Dear colleagues,
There was a question about UTF-8 support by major Whois providers during last
week's DB-WG session at RIPE88.
During the UTF-8 discussion in December I checked the other RIRs as follows:
LACNIC: only Latin-1 encoded characters are accepted in updates (UTF-8 is
ignored) but UTF-8 is returned on port 43.
Example: whois -h whois.lacnic.net PAP12
APNIC: only Latin-1 is returned
Example: whois -h testwhois.apnic.net YYYYMMDD-MNT
Subsequently I tested the other RIRs to be sure:
ARIN: UTF-8 is supported in the RPSL object and UTF-8 is returned on port 43.
Example: whois -h whois.arin.net POC SHRYA12-ARIN
AFRINIC: UTF-8 characters are accepted in updates and UTF-8 is returned on port
43.
Example: whois -h whois.afrinic.net SHRYANE-MNT
RIPE stores Latin-1 and returns Latin-1 on port 43.
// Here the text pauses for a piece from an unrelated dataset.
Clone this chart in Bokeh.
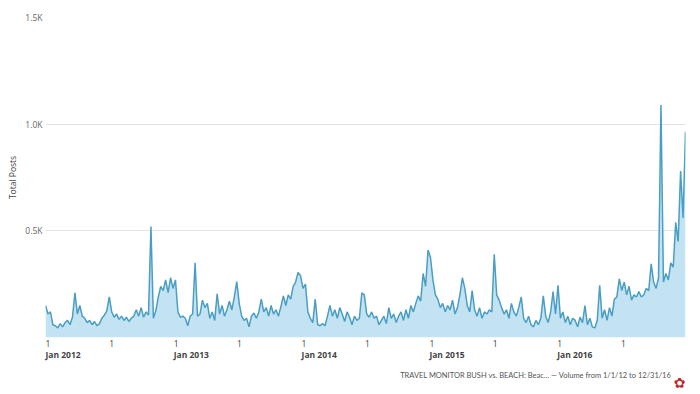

So in summary, 3 RIRs return UTF-8 and 2 RIRs return Latin-1 on port 43.
Regards
Ed Shryane
RIPE NCC
> On 2 May 2024, at 16:02, Edward Shryane <[email protected]> wrote:
>
> Dear colleagues,
>
> To follow-up on the UTF-8 discusssion in January, the DB team plans to
> implement support for UTF-8 in 3 phases:
>
> (1) Add a flag to allow a client to choose a character set
>
> In the Whois release 1.112, we have added the "-Z / --charset" query flag to
> allow clients to specify which character set they expect. The server response
> will encode RPSL objects using that character set.
>
> This new flag can already be tested in the RC environment, e.g. the
> SHRYANE-MNT object contains "remarks:" attributes with non-ASCII (but still
> latin-1) characters:
>
> $ whois -h whois-rc.ripe.net -r shryane-mnt
> $ whois -h whois-rc.ripe.net -r -Z utf8 shryane-mnt
>
> This flag has no impact on the default behaviour of the RIPE database. This
> change only affects port 43, and the default character set remains latin-1.
>
> This flag will already be useful for example, to capture responses as UTF-8
> to file or use UTF-8 encoding in your terminal. In future, if the default on
> port 43 changes to UTF-8, then clients can keep latin-1 by using
> "-Z/--charset latin1".
>
> (2) Convert the database schema to UTF-8
>
> In the following Whois release, the DB team plans to switch the RIPE database
> schema character set from latin-1 to UTF-8. This will allow Whois to store
> UTF-8 strings in the database index tables.
>
> Switching the database schema character set will involve about 1 hour of
> downtime to Whois updates, and Whois queries will not be affected. We will
> announce this change in advance.
>
> This change will have no impact on the default behaviour of the RIPE
> database. All interfaces will behave as before, and RPSL objects will remain
> latin-1 encoded internally.
>
> (3) Allow UTF-8 to be used in RPSL objects
>
> Once the RIPE database schema supports the UTF-8 character set, the DB team
> will create a further Whois release that will allow UTF-8 to be used in RPSL
> objects, in addition to the index tables.
>
> The default behaviour of the RIPE database will remain the same. All
> interfaces will behave as before, but RPSL objects will use UTF-8 internally.
>
> In future, if the DB-WG decides to allow UTF-8 characters in RPSL, the
> database will already support it.
>
> Regards
> Ed Shryane
> RIPE NCC
>
>
>> On 18 Jan 2024, at 10:34, Edward Shryane <[email protected]> wrote:
>>
>> Dear colleagues,
>>
>> Based on the discussion regarding UTF-8 in the RIPE database during the
>> interim meeting yesterday, I suggest that we implement support for UTF-8 in
>> the database (i.e. convert the schema and add a flag to allow a client to
>> choose a character set), but we do not allow additional characters for now,
>> pending further DB-WG discussion. Our intention is to lay the groundwork for
>> future support, without breaking existing functionality. If you have any
>> concerns or objections please let me know.
>>
>> We will now prepare an implementation plan / impact analysis of these
>> changes.
>>
>> Regards
>> Ed Shryane
>> RIPE NCC
>>
>>
>>> On 24 Nov 2023, at 10:03, Edward Shryane via db-wg <[email protected]> wrote:
>>>
>>> Dear colleagues,
>>>
>>> Currently the RIPE database only allows a subset of ASCII characters in the
>>> "org-name:", "person:" and "role:" attributes, for a few reasons including:
>>>
>>> * These attributes are also a look-up key and the Whois protocol does not
>>> allow specifying character sets in queries.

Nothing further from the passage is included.